Exercise: Pictures stay out. Extract the lines below from the first one through the line with "const legendG = document.getElementById('legend');", both included.

Material provided:

>> BEGIN

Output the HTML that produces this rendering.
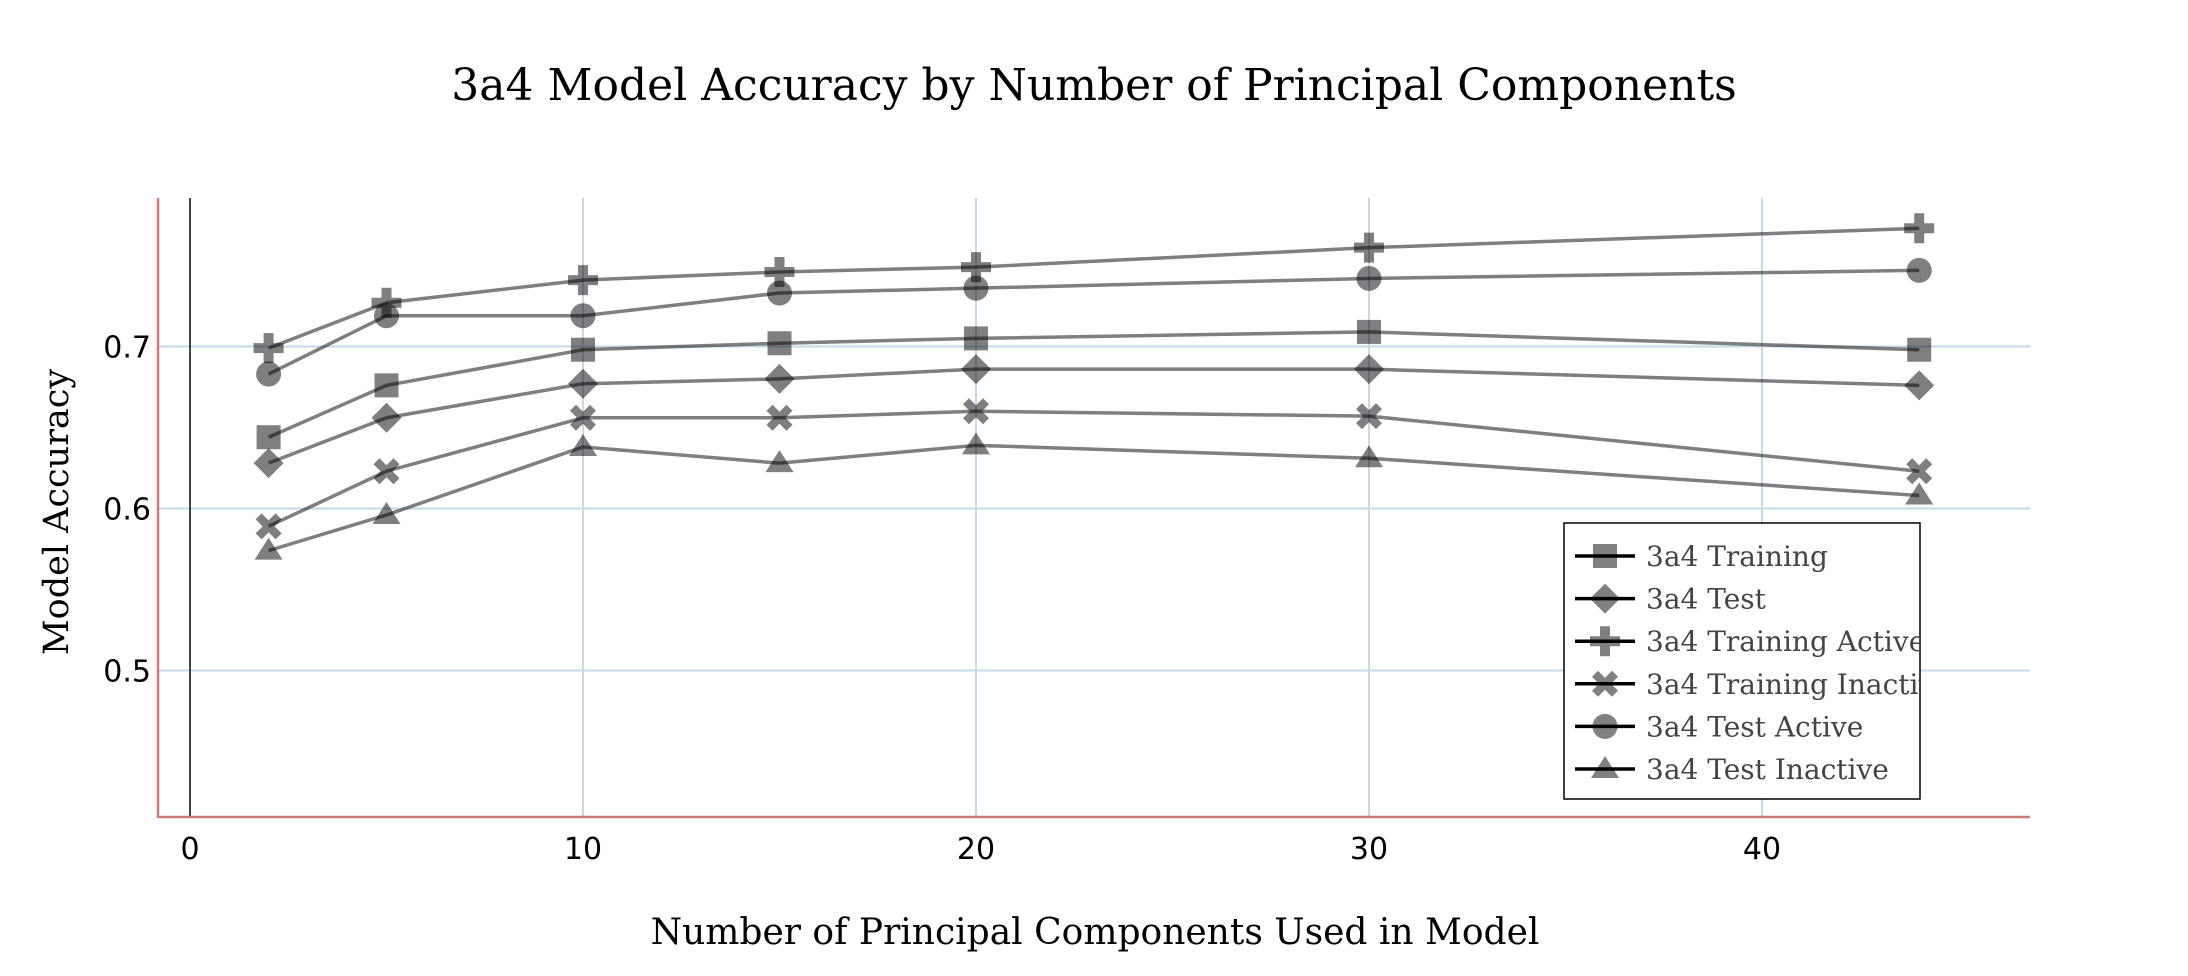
<!DOCTYPE html>
<html><head><meta charset="utf-8"><style>
html,body{margin:0;padding:0;background:#fff;}
svg{display:block;}
</style></head><body>
<svg id="chart" width="2188" height="976" viewBox="0 0 2188 976" xmlns="http://www.w3.org/2000/svg">
<text x="1094" y="100" text-anchor="middle" font-family="'DejaVu Serif','Liberation Serif',serif" font-size="44">3a4 Model Accuracy by Number of Principal Components</text>
<text x="1095" y="944" text-anchor="middle" font-family="'DejaVu Serif','Liberation Serif',serif" font-size="36">Number of Principal Components Used in Model</text>
<text transform="translate(68,512) rotate(-90)" text-anchor="middle" font-family="'DejaVu Serif','Liberation Serif',serif" font-size="35">Model Accuracy</text>
<g id="grid"></g>
<g id="axes"></g>
<g id="series"></g>
<g id="legend"></g>
</svg>
<script>
const xValues = [2, 5, 10, 15, 20, 30, 44];
const seriesNames = ["3a4 Training", "3a4 Test", "3a4 Training Active", "3a4 Training Inactive", "3a4 Test Active", "3a4 Test Inactive"];
const seriesMarkers = ["square", "diamond", "plus", "x", "circle", "triangle"];
const training = [0.644, 0.676, 0.698, 0.702, 0.705, 0.709, 0.698];
const test = [0.628, 0.656, 0.677, 0.680, 0.686, 0.686, 0.676];
const trainingActive = [0.699, 0.727, 0.741, 0.746, 0.749, 0.761, 0.773];
const trainingInactive = [0.589, 0.623, 0.656, 0.656, 0.660, 0.657, 0.623];
const testActive = [0.683, 0.719, 0.719, 0.733, 0.736, 0.742, 0.747];
const testInactive = [0.574, 0.596, 0.638, 0.628, 0.639, 0.631, 0.608];
const xTicks = [0, 10, 20, 30, 40];
const yTicks = [0.5, 0.6, 0.7];
const xTickLabels = ["0", "10", "20", "30", "40"];
const yTickLabels = ["0.5", "0.6", "0.7"];

const NS = "http://www.w3.org/2000/svg";
const plotL = 158, plotR = 2030, plotT = 198, plotB = 817;
function sx(v){ return 190 + v * 39.3; }
function sy(v){ return 346.5 - (v - 0.7) * 1620; }
function mk(tag, attrs, parent){
  const e = document.createElementNS(NS, tag);
  for (const k in attrs) e.setAttribute(k, attrs[k]);
  parent.appendChild(e);
  return e;
}
const grid = document.getElementById('grid');
const axes = document.getElementById('axes');
const seriesG = document.getElementById('series');
const legendG = document.getElementById('legend');

xTicks.forEach((t, i) => {
  if (t !== 0) {
    const g = mk('line', {x1: sx(t), x2: sx(t), y1: plotT, y2: plotB, stroke: '#c3dbe8', 'stroke-width': 2}, grid);
    
    
  }
  const lb = mk('text', {x: sx(t), y: 859, 'text-anchor': 'middle', 'font-family': "'DejaVu Sans','Liberation Sans',sans-serif", 'font-size': 30}, axes);
  lb.textContent = xTickLabels[i];
  
  
});
yTicks.forEach((t, i) => {
  const g = mk('line', {x1: plotL, x2: plotR, y1: sy(t), y2: sy(t), stroke: '#c3dbe8', 'stroke-width': 2}, grid);
  
  
  const lb = mk('text', {x: 151, y: sy(t) + 11, 'text-anchor': 'end', 'font-family': "'DejaVu Sans','Liberation Sans',sans-serif", 'font-size': 30}, axes);
  lb.textContent = yTickLabels[i];
  
  
});
const zl = mk('line', {x1: sx(0), x2: sx(0), y1: plotT, y2: plotB, stroke: '#444', 'stroke-width': 2}, axes);


const ls = mk('line', {x1: plotL, x2: plotL, y1: plotT, y2: plotB + 1, stroke: '#cd7a7a', 'stroke-width': 2.5}, axes);


const bs = mk('line', {x1: plotL, x2: plotR, y1: plotB, y2: plotB, stroke: '#cd7a7a', 'stroke-width': 2.5}, axes);



function marker(type, cx, cy, parent, fill){
  let e;
  if (type === 'square') e = mk('rect', {x: cx - 12, y: cy - 12, width: 24, height: 24}, parent);
  else if (type === 'circle') e = mk('circle', {cx: cx, cy: cy, r: 12.5}, parent);
  else if (type === 'diamond') e = mk('polygon', {points: `${cx},${cy-15} ${cx+15},${cy} ${cx},${cy+15} ${cx-15},${cy}`}, parent);
  else if (type === 'triangle') e = mk('polygon', {points: `${cx},${cy-13} ${cx+14},${cy+9} ${cx-14},${cy+9}`}, parent);
  else if (type === 'plus') e = mk('path', {d: `M${cx-5},${cy-15}h10v10h10v10h-10v10h-10v-10h-10v-10h10z`}, parent);
  else e = mk('path', {d: `M${cx-13},${cy-7}l6,-6l7,7l7,-7l6,6l-7,7l7,7l-6,6l-7,-7l-7,7l-6,-6l7,-7z`}, parent);
  e.setAttribute('fill', fill);
  return e;
}

const allSeries = [training, test, trainingActive, trainingInactive, testActive, testInactive];
allSeries.forEach((vals, si) => {
  const g = mk('g', {}, seriesG);
  
  
  const pts = vals.map((v, i) => sx(xValues[i]) + ',' + sy(v)).join(' ');
  const pl = mk('polyline', {points: pts, fill: 'none', stroke: 'rgba(0,0,0,0.5)', 'stroke-width': 3.5, 'stroke-linejoin': 'round'}, g);
  
  
  vals.forEach((v, i) => {
    const m = marker(seriesMarkers[si], sx(xValues[i]), sy(v), g, 'rgba(0,0,0,0.5)');
    
    
  });
});

// legend
const clip = mk('clipPath', {id: 'legclip'}, legendG);
mk('rect', {x: 1564, y: 523, width: 356, height: 276}, clip);
const box = mk('rect', {x: 1564, y: 523, width: 356, height: 276, fill: '#fff', stroke: '#000', 'stroke-width': 1.5}, legendG);


seriesNames.forEach((name, i) => {
  const y = 556 + i * 42.6;
  const g = mk('g', {'clip-path': 'url(#legclip)'}, legendG);
  
  
  marker(seriesMarkers[i], 1605, y, g, '#808080');
  mk('line', {x1: 1575, x2: 1635, y1: y, y2: y, stroke: '#000', 'stroke-width': 3.5}, g);
  const t = mk('text', {x: 1646, y: y + 10, 'font-family': "'DejaVu Serif','Liberation Serif',serif", 'font-size': 28, fill: '#444'}, g);
  t.textContent = name;
});
</script>
</body></html>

>> END

Correct response:
Output the HTML that produces this rendering.
<!DOCTYPE html>
<html><head><meta charset="utf-8"><style>
html,body{margin:0;padding:0;background:#fff;}
svg{display:block;}
</style></head><body>
<svg id="chart" width="2188" height="976" viewBox="0 0 2188 976" xmlns="http://www.w3.org/2000/svg">
<text x="1094" y="100" text-anchor="middle" font-family="'DejaVu Serif','Liberation Serif',serif" font-size="44">3a4 Model Accuracy by Number of Principal Components</text>
<text x="1095" y="944" text-anchor="middle" font-family="'DejaVu Serif','Liberation Serif',serif" font-size="36">Number of Principal Components Used in Model</text>
<text transform="translate(68,512) rotate(-90)" text-anchor="middle" font-family="'DejaVu Serif','Liberation Serif',serif" font-size="35">Model Accuracy</text>
<g id="grid"></g>
<g id="axes"></g>
<g id="series"></g>
<g id="legend"></g>
</svg>
<script>
const xValues = [2, 5, 10, 15, 20, 30, 44];
const seriesNames = ["3a4 Training", "3a4 Test", "3a4 Training Active", "3a4 Training Inactive", "3a4 Test Active", "3a4 Test Inactive"];
const seriesMarkers = ["square", "diamond", "plus", "x", "circle", "triangle"];
const training = [0.644, 0.676, 0.698, 0.702, 0.705, 0.709, 0.698];
const test = [0.628, 0.656, 0.677, 0.680, 0.686, 0.686, 0.676];
const trainingActive = [0.699, 0.727, 0.741, 0.746, 0.749, 0.761, 0.773];
const trainingInactive = [0.589, 0.623, 0.656, 0.656, 0.660, 0.657, 0.623];
const testActive = [0.683, 0.719, 0.719, 0.733, 0.736, 0.742, 0.747];
const testInactive = [0.574, 0.596, 0.638, 0.628, 0.639, 0.631, 0.608];
const xTicks = [0, 10, 20, 30, 40];
const yTicks = [0.5, 0.6, 0.7];
const xTickLabels = ["0", "10", "20", "30", "40"];
const yTickLabels = ["0.5", "0.6", "0.7"];

const NS = "http://www.w3.org/2000/svg";
const plotL = 158, plotR = 2030, plotT = 198, plotB = 817;
function sx(v){ return 190 + v * 39.3; }
function sy(v){ return 346.5 - (v - 0.7) * 1620; }
function mk(tag, attrs, parent){
  const e = document.createElementNS(NS, tag);
  for (const k in attrs) e.setAttribute(k, attrs[k]);
  parent.appendChild(e);
  return e;
}
const grid = document.getElementById('grid');
const axes = document.getElementById('axes');
const seriesG = document.getElementById('series');
const legendG = document.getElementById('legend');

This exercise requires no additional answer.